In this function, \(k\) is a constant value that does not change as \(x\) changes. As \(x\) increases or decreases, the value of \(y\) changes in a way that depends on \(k\).

When \(x\) is positive, the value of \(y\) is positive, and as \(x\) increases, the value of \(y\) decreases. This is because as \(x\) gets larger, the denominator of the fraction, which is \(x\), gets larger, causing the value of the fraction to become smaller.

Conversely, as \(x\) gets smaller, the denominator gets smaller, causing the value of the fraction to become larger. Therefore, as \(x\) approaches zero, \(y\) approaches infinity, and as \(x\) approaches infinity, \(y\) approaches zero.

The function has a vertical asymptote at \(x=0\), which means that the value of \(y\) becomes infinitely large or small as \(x\) approaches 0 from either direction. Additionally, the function has a horizontal asymptote at \(y=0\), which means that as \(x\) approaches infinity or negative infinity, the value of \(y\) approaches 0.

In summary, the function \(y=\frac{k}{x}\) is a reciprocal function that describes how the output value of \(y\) changes as the input value of \(x\) changes. Its behavior is determined by the constant \(k\), and it has a vertical asymptote at \(x=0\) and a horizontal asymptote at \(y=0\).

**The graph of the function \(y=\frac{k}{x}\) is a hyperbola.** It consists of two branches, one in the first quadrant and one in the third quadrant, with the \(y\)-axis as the vertical asymptote and the \(x\)-axis as the horizontal asymptote.

The shape of the hyperbola is determined by the value of \(k\).
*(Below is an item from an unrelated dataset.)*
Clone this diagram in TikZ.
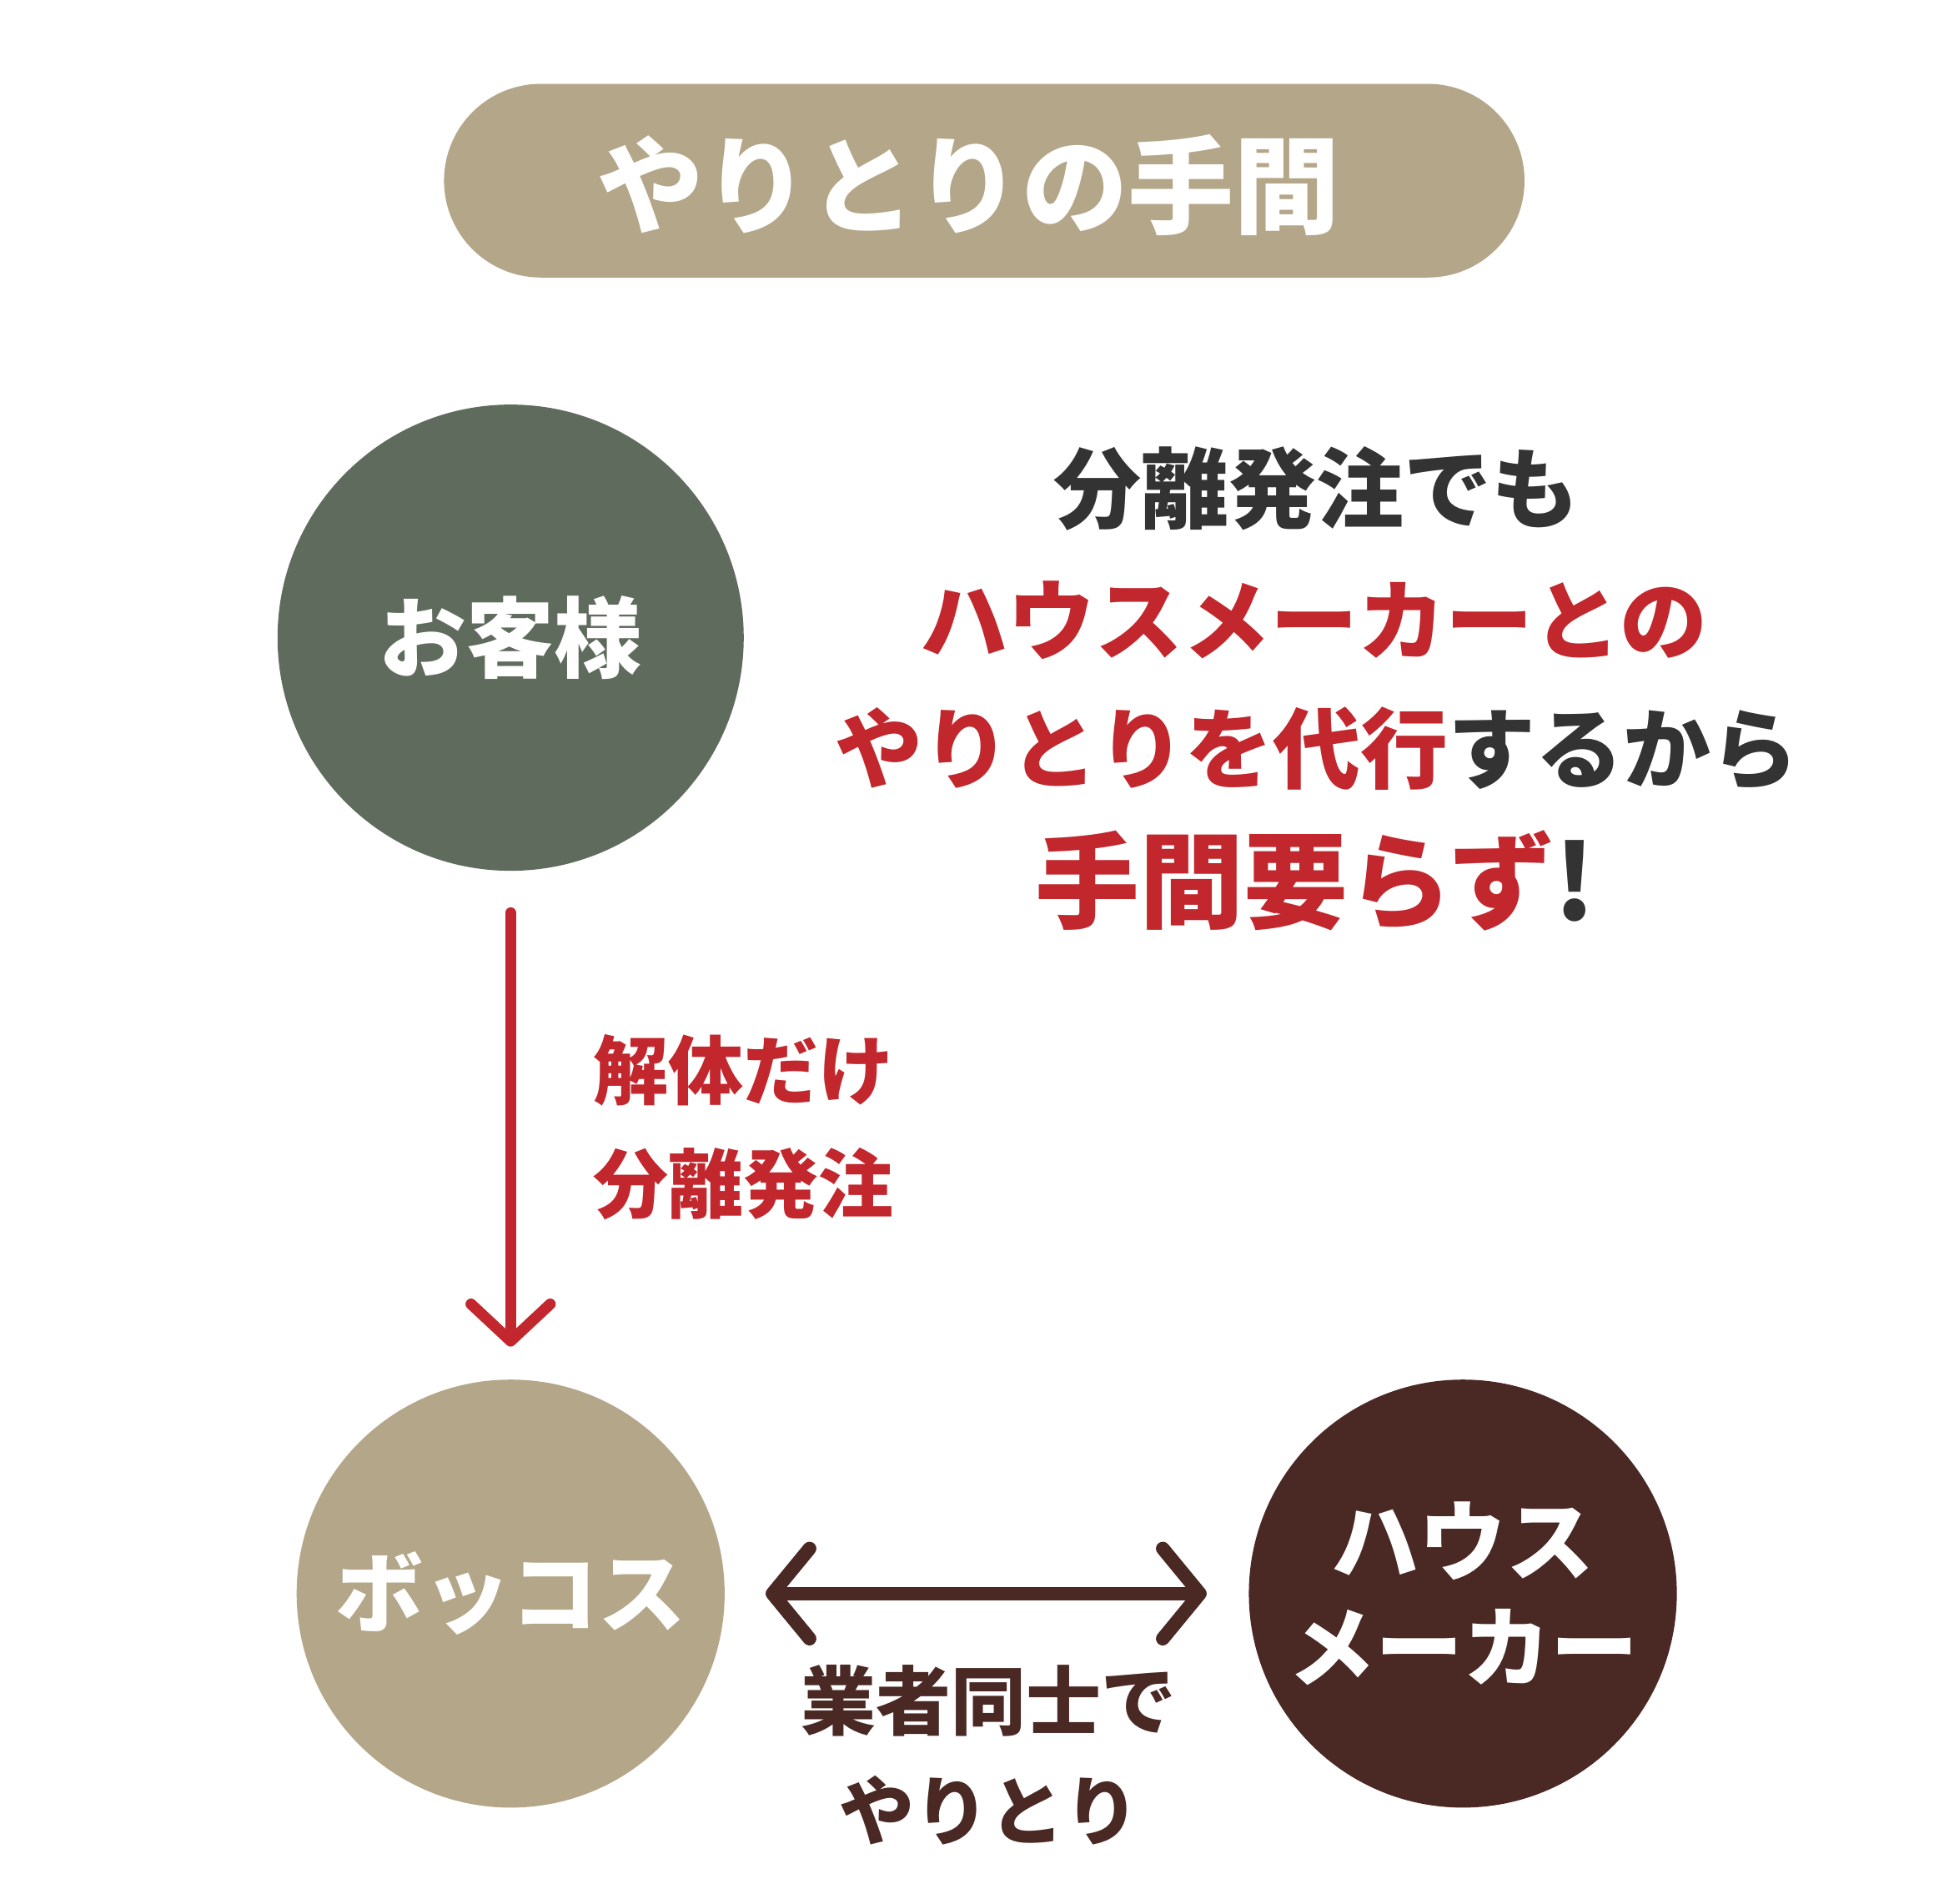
\documentclass[tikz,border=0pt]{standalone}
\usepackage{fontspec}
\newfontfamily\jp{Noto Sans CJK JP}
\usetikzlibrary{arrows.meta}
\definecolor{tan}{HTML}{B4A688}
\definecolor{sage}{HTML}{5F6B5D}
\definecolor{myred}{HTML}{C1272D}
\definecolor{darktxt}{HTML}{333333}
\definecolor{brown}{HTML}{4A2823}
\tikzset{
  txt/.style={inner sep=0pt, font=\jp\bfseries\fontsize{#1}{#1}\selectfont},
  circ/.style={circle, inner sep=0pt, text=white, align=center},
  vbarb/.tip={Straight Barb[length=22.2pt, width=47.5pt, round]},
  hbarb/.tip={Straight Barb[length=22.2pt, width=54pt, round]},
  conn/.style={line cap=round, line join=round}
}
\begin{document}
\begin{tikzpicture}[x=0.7395pt,y=-0.7395pt]
\fill[white] (0,0) rectangle (1568,1543.6);
\useasboundingbox (0,0) rectangle (1568,1543.6);
% title pill
\node[fill=tan, rounded corners=58pt, minimum width=647.8pt, minimum height=116.1pt, inner sep=0pt] (pill) at (798,146.5) {};
\node[txt=63.6, text=white, anchor=base west] (title) at (484,183) {やりとりの手間};
% circles
\node[circ, fill=sage, minimum size=279.5pt, txt=52.5, text=white] (kyaku) at (414,517) {お客様};
\node[circ, fill=tan, minimum size=256.6pt, txt=52.5, text=white] (bokkos) at (414,1292) {ボッコス};
\node[circ, fill=brown, minimum size=256.6pt, font=\jp\bfseries\fontsize{52.5}{63.5}\selectfont, text=white] (maker) at (1186,1292) {ハウス\\メーカー};
% right text
\node[txt=52.5, text=darktxt, anchor=base west] (l1) at (854,423) {分離発注でも};
\node[txt=52.5, text=myred, anchor=base west] (l2) at (746,530) {ハウスメーカーとの};
\node[txt=52.5, anchor=base west] (l3) at (677,634) {\textcolor{myred}{やりとりを代行}\textcolor{darktxt}{するから}};
\node[txt=62.5, anchor=base west] (l4) at (839,746) {\textcolor{myred}{手間要らず}\textcolor{darktxt}{!}};
% arrow labels
\node[txt=45, text=myred, anchor=base west] (lab1) at (481,891) {解体だけ};
\node[txt=45, text=myred, anchor=base west] (lab2) at (481,983) {分離発注};
\node[txt=45, text=brown, anchor=base west] (lab3) at (649,1402) {業者同士で};
\node[txt=45, text=brown, anchor=base west] (lab4) at (680,1491) {やりとり};
% connectors
\draw[conn, line width=6.6pt, myred, -{vbarb}, shorten <=25pt, shorten >=19.6pt] (kyaku.south) -- (bokkos.north);
\draw[conn, line width=8.2pt, brown, {hbarb}-{hbarb}, shorten <=24.4pt, shorten >=25.1pt] (bokkos.east) -- (maker.west);
\end{tikzpicture}
\end{document}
If \(k\) is positive, the hyperbola will open up and to the right, and if \(k\) is negative, the hyperbola will open down and to the left.

As \(x\) approaches 0 from either side, the function approaches positive or negative infinity, depending on the sign of \(k\). As \(x\) approaches infinity or negative infinity, the function approaches zero.

Here is an example graph of \(y=\frac{1}{x}\):

As you can see, the graph has two branches, one in the first quadrant and one in the third quadrant, with the \(y\)-axis and \(x\)-axis as the vertical and horizontal asymptotes, respectively. As \(x\) approaches zero, the function approaches positive or negative infinity, and as \(x\) approaches infinity or negative infinity, the function approaches zero.